Saturday, June 7, 2014

Showing Off: How to Do a User Demo


Rather than repeating what has been said elsewhere, here is a nice short post on agile-for-all that covers the basics.

Here are a few things for my own future reference and teams that I'm working with...

Try to keep each demo to 5 minutes or less.  

If it's longer than that, it's possible that you should be demoing more than one story.  More likely, you're just being too wordy.


TALK LOUDLY.  

No, louder than that.  Louder.  Do you feel like you're yelling?  OK, that's about right.  You need to put your voice in public-address mode for 5 minutes.


Focus on why your audience should care about the story 

This is particularly important for back-end work.  For example: Your story generates a feed of XML that will be consumed by another application. Show the output, and point to a couple of salient features in it.  Then be done.

The important part of the above is "show the output."  Showing the end users how to interact with your service is a separate sit-down, not part of demo.

At base, you want to remember who your audience is, and why you're doing a demo. 

Your audience

Usually, people come to a demo because they have a stake in the success of your software project.

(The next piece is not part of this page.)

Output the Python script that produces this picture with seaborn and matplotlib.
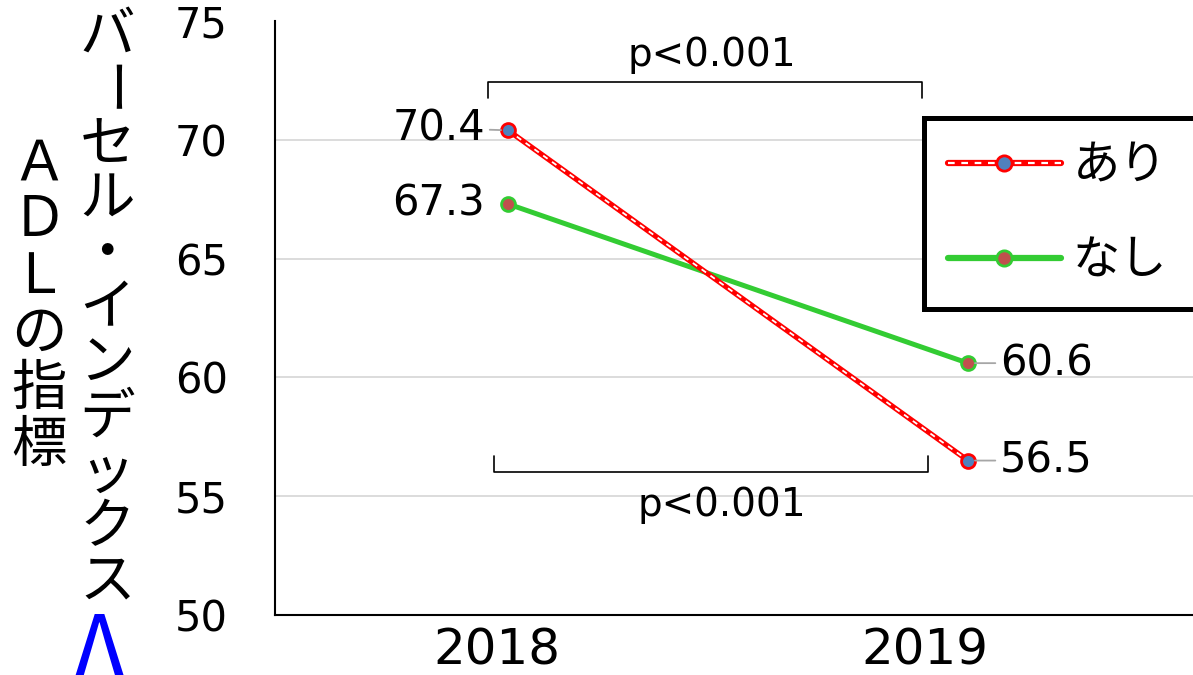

They're executives and end-users who want a preview of what they're getting.  The questions that are foremost in their minds are:
  • Am I spending my software budget wisely?
  • Is what the team is working on what I need next, or do I need to change their priorities?
What it does and why it matters are most important.  They do not care if you came up with a way-cool whiz-bang solution to a technical problem.  They do not care if you just learned how to use the MEAN stack.  Show off your skills to the rest of your team in a lunch & learn session later.

Why do a demo?

You're doing this to ensure that you're building the right thing.  Hopefully you have other controls in place (tests, business validation reviews, etc) to ensure that you're building the thing right.  This isn't the time & place to prove it.  You're here to give the business-oriented people a chance to judge the value of your work, so they can help you adjust if you're not giving them what they really need right now.

On this last point, it's important to keep an open mind and accept the feedback you get.  If you aren't getting any feedback, you probably need to adjust how you're doing the demo.